***** RECORDS SUPPLIED

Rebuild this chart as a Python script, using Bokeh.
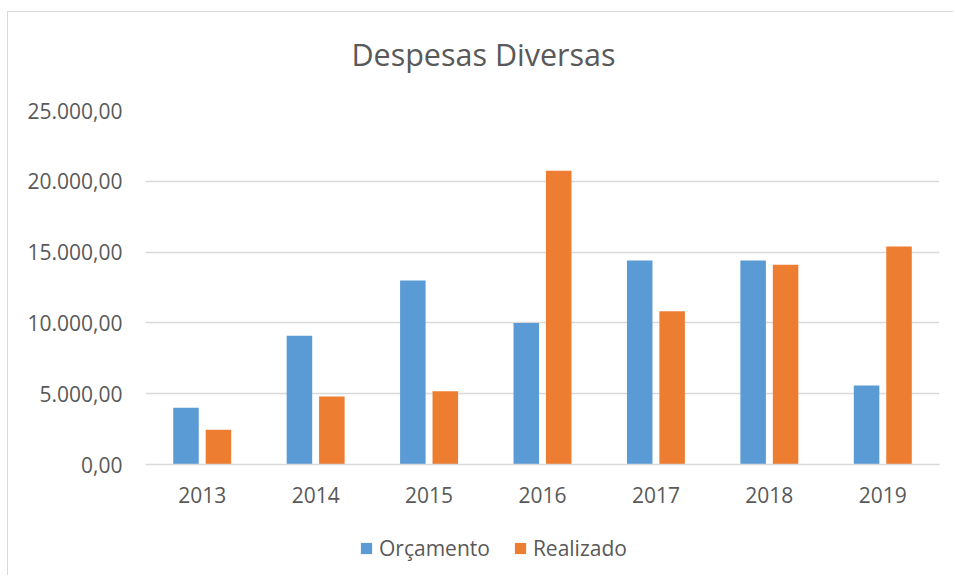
from bokeh.plotting import figure
from bokeh.layouts import column
from bokeh.models import (ColumnDataSource, FactorRange, Range1d, Legend, Label,
                          LegendItem, CustomJSTickFormatter, FixedTicker)
from bokeh.transform import dodge
from bokeh.embed import file_html
from bokeh.resources import INLINE

# ---- data ----
years = ["2013", "2014", "2015", "2016", "2017", "2018", "2019"]
orcamento = [4000, 9100, 13000, 10000, 14400, 14400, 5580]
realizado = [2450, 4800, 5180, 20750, 10830, 14100, 15400]
series_names = ["Orçamento", "Realizado"]
y_ticks = [0, 5000, 10000, 15000, 20000, 25000]
title_text = "Despesas Diversas"

BLUE = "#5B9BD5"
ORANGE = "#ED7D31"
TXT = "#595959"
GRID = "#d9d9d9"
FONT = "Open Sans"
W = 945


def strip(h, **kw):
    f = figure(width=W, height=h, output_backend="svg", toolbar_location=None,
               x_axis_location=None, y_axis_location=None, title_location=None,
               min_border=0, min_border_left=0, min_border_right=0,
               min_border_top=0, min_border_bottom=0, **kw)
    f.outline_line_color = None
    f.grid.visible = False
    return f


src = ColumnDataSource(dict(year=years, orc=orcamento, real=realizado))

# ---- title strip (frame is aligned with the main chart's frame) ----
tf = strip(70, x_range=Range1d(0, 1), y_range=Range1d(0, 1))
tf.add_layout(Label(x=338, y=29, x_units="screen", y_units="screen",
                    text=title_text, text_align="center", text_baseline="middle",
                    text_font=FONT, text_font_size="30.5px", text_color=TXT))

# ---- main chart ----
p = figure(x_range=FactorRange(*years, range_padding=0),
           y_range=Range1d(0, 25000),
           width=W, height=445, title_location=None,
           output_backend="svg", toolbar_location=None,
           min_border_left=137, min_border_right=14,
           min_border_top=28, min_border_bottom=63)

r1 = p.vbar(x=dodge("year", -0.143, range=p.x_range), top="orc", width=0.225,
            source=src, fill_color=BLUE, line_color=None)
r2 = p.vbar(x=dodge("year", 0.143, range=p.x_range), top="real", width=0.225,
            source=src, fill_color=ORANGE, line_color=None)

p.yaxis.ticker = FixedTicker(ticks=y_ticks)
p.yaxis.formatter = CustomJSTickFormatter(code="""
const s = Number(tick).toFixed(2);
const parts = s.split('.');
return parts[0].replace(/\\B(?=(\\d{3})+(?!\\d))/g, '.') + ',' + parts[1];
""")
p.yaxis.axis_line_color = None
p.yaxis.major_tick_line_color = None
p.yaxis.minor_tick_line_color = None
p.yaxis.major_tick_out = 0
p.yaxis.minor_tick_out = 0
p.yaxis.major_label_text_font = FONT
p.yaxis.major_label_text_font_size = "21px"
p.yaxis.major_label_text_color = TXT
p.yaxis.major_label_standoff = 23

p.xaxis.axis_line_color = GRID
p.xaxis.axis_line_width = 1.5
p.xaxis.major_tick_line_color = None
p.xaxis.minor_tick_line_color = None
p.xaxis.major_tick_out = 0
p.xaxis.minor_tick_out = 0
p.xaxis.major_label_text_font = FONT
p.xaxis.major_label_text_font_size = "21px"
p.xaxis.major_label_text_color = TXT
p.xaxis.major_label_standoff = 22

p.xgrid.grid_line_color = None
p.ygrid.grid_line_color = GRID
p.ygrid.grid_line_width = 1.5
p.outline_line_color = None

# ---- legend strip (separate figure so the legend is not clipped);
#      its bars lie far outside its own view, only the legend shows ----
lf = strip(48, x_range=p.x_range, y_range=Range1d(1e7, 2e7))
l1 = lf.vbar(x="year", top="orc", width=0.225, source=src,
             fill_color=BLUE, line_color=None)
l2 = lf.vbar(x="year", top="real", width=0.225, source=src,
             fill_color=ORANGE, line_color=None)
legend = Legend(items=[LegendItem(label=series_names[0], renderers=[l1]),
                       LegendItem(label=series_names[1], renderers=[l2])],
                orientation="horizontal", location=(214, 13),
                glyph_width=14, glyph_height=14, label_standoff=6, spacing=23,
                padding=0, margin=0, border_line_color=None,
                background_fill_alpha=0,
                label_text_font=FONT, label_text_font_size="21px",
                label_text_color=TXT)
lf.add_layout(legend)

layout = column(tf, p, lf, spacing=0)
layout.styles = {"border-left": "1px solid #d9d9d9",
                 "border-top": "1px solid #d9d9d9",
                 "margin-top": "11px", "margin-left": "7px"}

open("out.html", "w").write(file_html(layout, INLINE))
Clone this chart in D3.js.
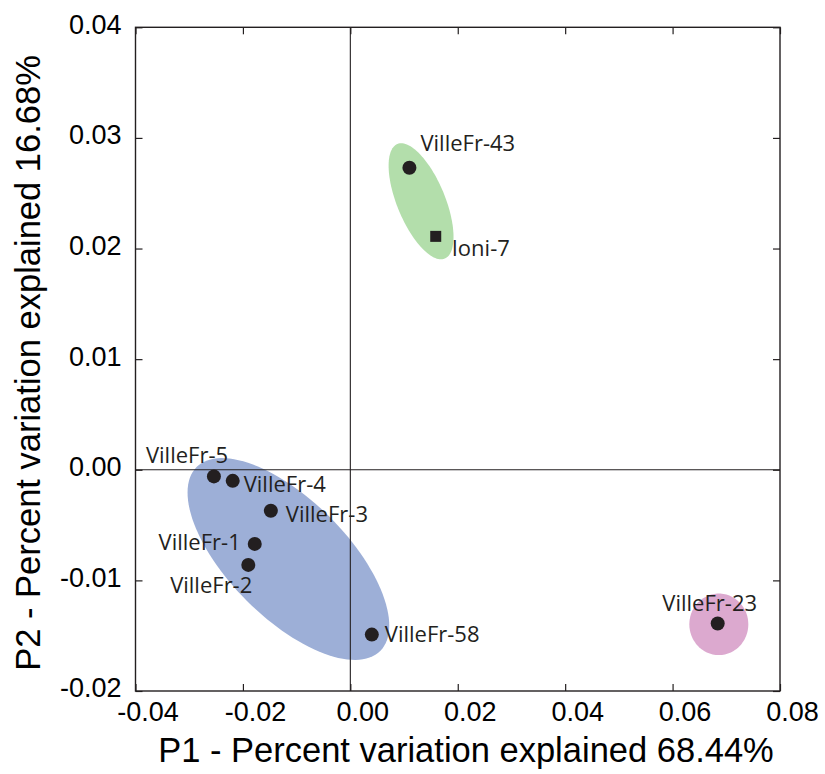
<!DOCTYPE html>
<html>
<head>
<meta charset="utf-8">
<script src="https://cdn.jsdelivr.net/npm/d3@7"></script>
<style>
  html, body { margin: 0; padding: 0; background: #fff; }
  svg { display: block; }
</style>
</head>
<body>
<svg id="chart" width="825" height="774"></svg>
<script>
// PCoA sample scores (P1, P2)
const sampleNames = ["VilleFr-5", "VilleFr-4", "VilleFr-3", "VilleFr-1", "VilleFr-2", "VilleFr-58", "VilleFr-23", "VilleFr-43", "Ioni-7"];
const p1Scores = [-0.0254, -0.0219, -0.0148, -0.0178, -0.0190, 0.0040, 0.0684, 0.0110, 0.0159];
const p2Scores = [-0.0006, -0.0010, -0.0037, -0.0067, -0.0086, -0.0149, -0.0139, 0.0273, 0.0211];
const markerShapes = ["circle", "circle", "circle", "circle", "circle", "circle", "circle", "circle", "square"];

// Group ellipses: centre and the two semi-axis vectors, all in score units
const groupNames = ["Villefranche", "Villefranche-23", "Ionian"];
const groupCenterP1 = [-0.01153, 0.06861, 0.01317];
const groupCenterP2 = [-0.00807, -0.01397, 0.02427];
const groupMajorP1 = [0.01710, 0.00549, 0.00441];
const groupMajorP2 = [-0.00831, 0.0, -0.00518];
const groupMinorP1 = [-0.00776, 0.0, -0.00413];
const groupMinorP2 = [-0.00377, 0.00278, -0.00083];

// Axis ticks
const xTicks = [-0.04, -0.02, 0.00, 0.02, 0.04, 0.06, 0.08];
const yTicks = [-0.02, -0.01, 0.00, 0.01, 0.02, 0.03, 0.04];
const xTitle = "P1 - Percent variation explained 68.44%";
const yTitle = "P2 - Percent variation explained 16.68%";

// ---- layout / style ----
const plot = { left: 135.5, right: 780, top: 27.3, bottom: 691 };
const groupFill = ["#9dafd7", "#dca9cf", "#b3deab"];
const ink = "#231f20";
const labelLayout = {
  "VilleFr-5":  { anchor: "start", dx: -68, dy: -13 },
  "VilleFr-4":  { anchor: "start", dx: 11, dy: 11 },
  "VilleFr-3":  { anchor: "start", dx: 15, dy: 11 },
  "VilleFr-1":  { anchor: "end", dx: -14, dy: 6 },
  "VilleFr-2":  { anchor: "end", dx: 4, dy: 28 },
  "VilleFr-58": { anchor: "start", dx: 13, dy: 7 },
  "VilleFr-23": { anchor: "middle", dx: -8, dy: -13 },
  "VilleFr-43": { anchor: "start", dx: 11, dy: -17 },
  "Ioni-7":     { anchor: "start", dx: 16, dy: 20 }
};

const svg = d3.select("#chart");

const x = d3.scaleLinear().domain([-0.04, 0.08]).range([plot.left, plot.right]);
const y = d3.scaleLinear().domain([-0.02, 0.04]).range([plot.bottom, plot.top]);

// Ellipses
const tSteps = d3.range(0, 361, 3).map(d => d * Math.PI / 180);
const ellipseLine = d3.line().curve(d3.curveLinearClosed);
groupNames.forEach((g, i) => {
  const pts = tSteps.map(t => [
    x(groupCenterP1[i] + groupMajorP1[i] * Math.cos(t) + groupMinorP1[i] * Math.sin(t)),
    y(groupCenterP2[i] + groupMajorP2[i] * Math.cos(t) + groupMinorP2[i] * Math.sin(t))
  ]);
  svg.append("path")
    .attr("class", "group-ellipse")
    .attr("d", ellipseLine(pts))
    .attr("fill", groupFill[i])
    .attr("stroke", "none");
});

// Zero reference lines
svg.append("line")
  .attr("x1", x(0)).attr("x2", x(0))
  .attr("y1", plot.top).attr("y2", plot.bottom)
  .attr("stroke", ink).attr("stroke-width", 1.1);
svg.append("line")
  .attr("x1", plot.left).attr("x2", plot.right)
  .attr("y1", y(0)).attr("y2", y(0))
  .attr("stroke", ink).attr("stroke-width", 1.1);

// Axes with inward ticks on all four sides
const tickLen = 7;
const fmt2 = d3.format(".2f");
const fmt = d => fmt2(d).replace("\u2212", "-");
const axisFont = "'Liberation Sans', Arial, sans-serif";

const bottomAxis = svg.append("g")
  .attr("transform", `translate(0,${plot.bottom})`)
  .call(d3.axisBottom(x).tickValues(xTicks).tickFormat(fmt).tickSize(-tickLen).tickPadding(0));
const leftAxis = svg.append("g")
  .attr("transform", `translate(${plot.left},0)`)
  .call(d3.axisLeft(y).tickValues(yTicks).tickFormat(fmt).tickSize(-tickLen).tickPadding(0));
const topAxis = svg.append("g")
  .attr("transform", `translate(0,${plot.top})`)
  .call(d3.axisTop(x).tickValues(xTicks).tickFormat("").tickSize(-tickLen));
const rightAxis = svg.append("g")
  .attr("transform", `translate(${plot.right},0)`)
  .call(d3.axisRight(y).tickValues(yTicks).tickFormat("").tickSize(-tickLen));

[bottomAxis, leftAxis, topAxis, rightAxis].forEach(a => {
  a.select(".domain").remove();
  a.selectAll(".tick line").attr("stroke", ink).attr("stroke-width", 1.2);
});

bottomAxis.selectAll(".tick text")
  .attr("y", 30).attr("dy", 0).attr("dx", 12)
  .attr("font-family", axisFont).attr("font-size", 27).attr("fill", "#000");
leftAxis.selectAll(".tick text")
  .attr("x", -14).attr("dy", "0.22em")
  .attr("font-family", axisFont).attr("font-size", 27).attr("fill", "#000");

// Frame
svg.append("rect")
  .attr("x", plot.left).attr("y", plot.top)
  .attr("width", plot.right - plot.left).attr("height", plot.bottom - plot.top)
  .attr("fill", "none").attr("stroke", ink).attr("stroke-width", 1.4);

// Sample markers
const samples = sampleNames.map((n, i) => ({ name: n, p1: p1Scores[i], p2: p2Scores[i], shape: markerShapes[i] }));

svg.selectAll("circle.sample")
  .data(samples.filter(d => d.shape === "circle"))
  .join("circle")
  .attr("class", "sample")
  .attr("cx", d => x(d.p1)).attr("cy", d => y(d.p2))
  .attr("r", 7)
  .attr("fill", ink);

const sq = 11;
svg.selectAll("rect.sample")
  .data(samples.filter(d => d.shape === "square"))
  .join("rect")
  .attr("class", "sample")
  .attr("x", d => x(d.p1) - sq / 2).attr("y", d => y(d.p2) - sq / 2)
  .attr("width", sq).attr("height", sq)
  .attr("fill", ink);

// Sample labels
svg.selectAll("text.sample-label")
  .data(samples)
  .join("text")
  .attr("class", "sample-label")
  .attr("x", d => x(d.p1) + labelLayout[d.name].dx)
  .attr("y", d => y(d.p2) + labelLayout[d.name].dy)
  .attr("text-anchor", d => labelLayout[d.name].anchor)
  .attr("font-family", "'Open Sans', sans-serif")
  .attr("font-size", 22)
  .attr("fill", ink)
  .text(d => d.name);

// Axis titles
svg.append("text")
  .attr("x", 466).attr("y", 761.5)
  .attr("text-anchor", "middle")
  .attr("font-family", axisFont).attr("font-size", 34.5)
  .attr("fill", "#000")
  .text(xTitle);

svg.append("text")
  .attr("transform", "translate(40,363) rotate(-90)")
  .attr("text-anchor", "middle")
  .attr("font-family", axisFont).attr("font-size", 34.5)
  .attr("fill", "#000")
  .text(yTitle);
</script>
</body>
</html>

**********

**INSTRUCTIONS TO FOLLOW:** Reply with the number of lines in the preceding entries that contain "this", and no other words.

**EXERCISE OUTPUT:** 2